We have seen examples of the potential impact of technology in other sectors, with the emergence of Netflix disrupting the TV and film industries, Spotify changing a generation’s music buying habits, Airbnb creating a whole new sector in short and mid-term renting, and Uber giving easy access to transport using an algorithm developed by neuroscientists.
Construction may be a tougher nut to crack. It is more physical, you have to dig holes in the mud, and every project is different. But nonetheless it seems emerging construction technologies are delivering change that has long eluded policy makers.
BIM kicked off the process by standardising the way information is prepared so it can be easily exchanged and fully exploited. The internet of things, smart buildings, mobile and wearable technology and analytics have continued the trend, opening up the use of real-time data to automate processes and inform decision making. The national digital twin project will allow that data to be exploited in ways its originators could never have imagined.
These technological developments are creating interfaces and interdependencies where previously there were barriers.

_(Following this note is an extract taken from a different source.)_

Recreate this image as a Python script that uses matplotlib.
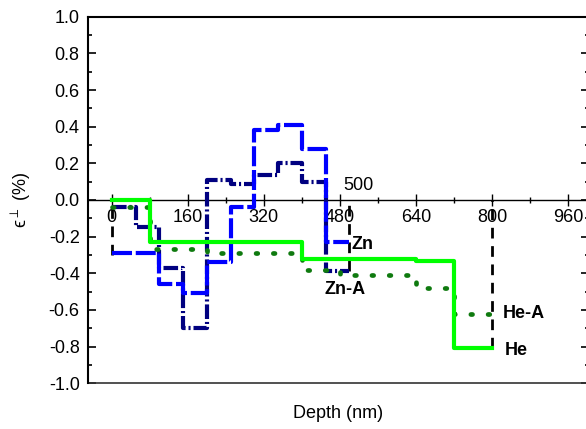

Designing Buildings Wiki and our work with the Construction Knowledge Task Group will extend this new ‘interoperability’ to knowledge. The current project involves standardising the way industry-wide knowledge is prepared and published so that it can be easily found, managed, curated, manipulated, compiled and collaborated on, no matter what its source. Knowledge will be available to practitioners within their project environment, they won’t have to go looking or it. Critical knowledge will be pushed to practitioners at the point of need, answering the fundamental problem, ‘how do you know there’s something you don’t know?’ It will be possible to track a golden thread of knowledge through the project supply chain and project lifecycle so we can be certain design intent and regulatory requirements are understood by everyone.
In his article ‘Towards an Internet of Construction’ Tom Bartley sets out a vision for a fully connected and integrated industry, facilitated by automated micro-services defined by their inputs, outputs and outcomes and interacting with design processes, construction machinery, digital twins and digital manufacturing. Bartley suggests: “BIM has been a fantastic stepping stone on the route to digitalisation of the construction industry, but we need to reconceive collaboration and prioritise interoperability.”
This is a grass roots, bottom-up transformation, breaking down the small barriers one bit of code at a time. It is about thinking, ‘wouldn’t it be great if we could do this’ and then using technology to make it happen. If enough of the small barriers are breached, some of the bigger barriers the industry has grappled with for decades may fall by themselves. In this new era, decisions will be a matter of fact, not opinion, policy will be driven by modelling rather than politics, and outcomes will be known in advance. The days of budgeting £2bn for a project that actually costs £9bn and calling that a success will be rightly consigned to history.
And the best part about grass roots change is it doesn't rely on policy or leadership - it happens all by itself.